Wednesday, 10 February 2010

A New Week

…and new feelings. My hopelessness from last week has passed, and hopefully it’ll keep its distance for a while. For the past few days I have been in quite a good mood, even with school. Support from friends and family is wonderful, and prayer helps too.

I have got some sewing done, and I think the kirtle will look very nice when finished. I tried it on yesterday and it looked promising enough. I should have cut the gores a bit longer, but it only means I have to be very careful when finally adjusting the hem. Usually I like to cut dresses a little longer than I plan them to be, just in case. I must have measured wrong this time, but it’ll probably work out anyway. Hakuna matata :)

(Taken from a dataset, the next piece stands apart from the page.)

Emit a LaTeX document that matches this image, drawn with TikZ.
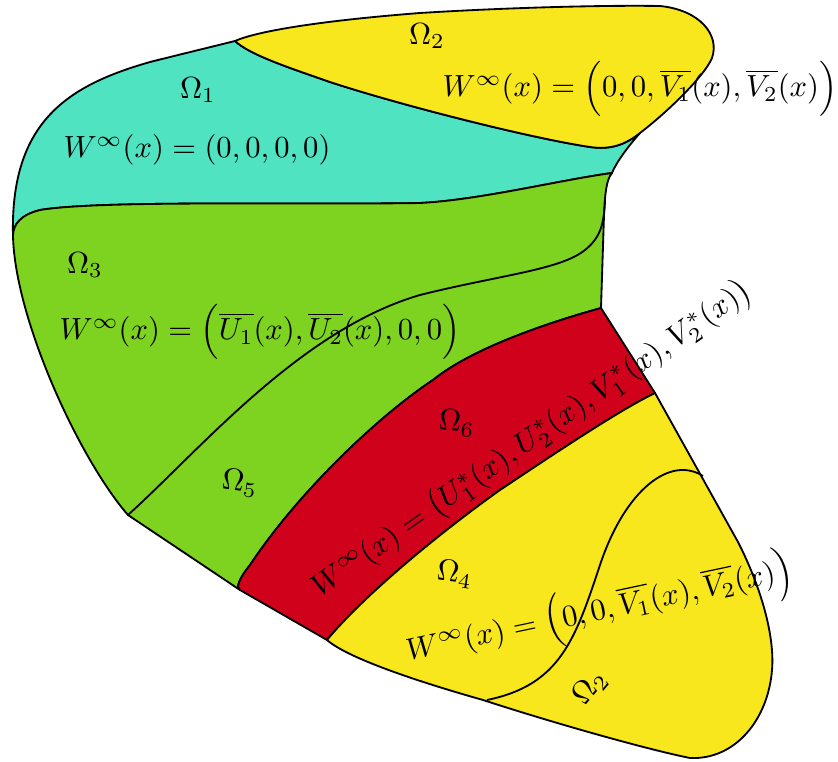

So far I have finished the main seams and sewn all the gores in, and am now working on sewing the seam allowances down.The colour on the screen doesn’t do the fabric full justice: I think it's a purer shade of mustard in real life. It’s not a colour I’d wear in my ordinary life, but I think it will look delightful on my 14th century self.

Thursday, 4 February 2010

You Think a Girl Would Learn....

I have so much to do nowadays, schoolwork takes all of my time. I don’t have a life at the moment. Well, that’s not exactly true; it just means I usually don’t have time to sew right now, which for me feels like not having a life. Last night I took some time, and worked on my 14th century kirtle. I sewed the back seam and started on the back gore – not much of a progress, but I felt a bit down, and went to bed early.



"A bit" is an understatement... How is it that you can feel perfectly happy and content one day, and the next it feels like your world is falling apart? My life is quite good; compared to many I have no reason to complain, but yesterday night I was overwhelmed by sadness. I’m better today, but the sorrow is not as far away as I’d wish. Disappointments are so depressing.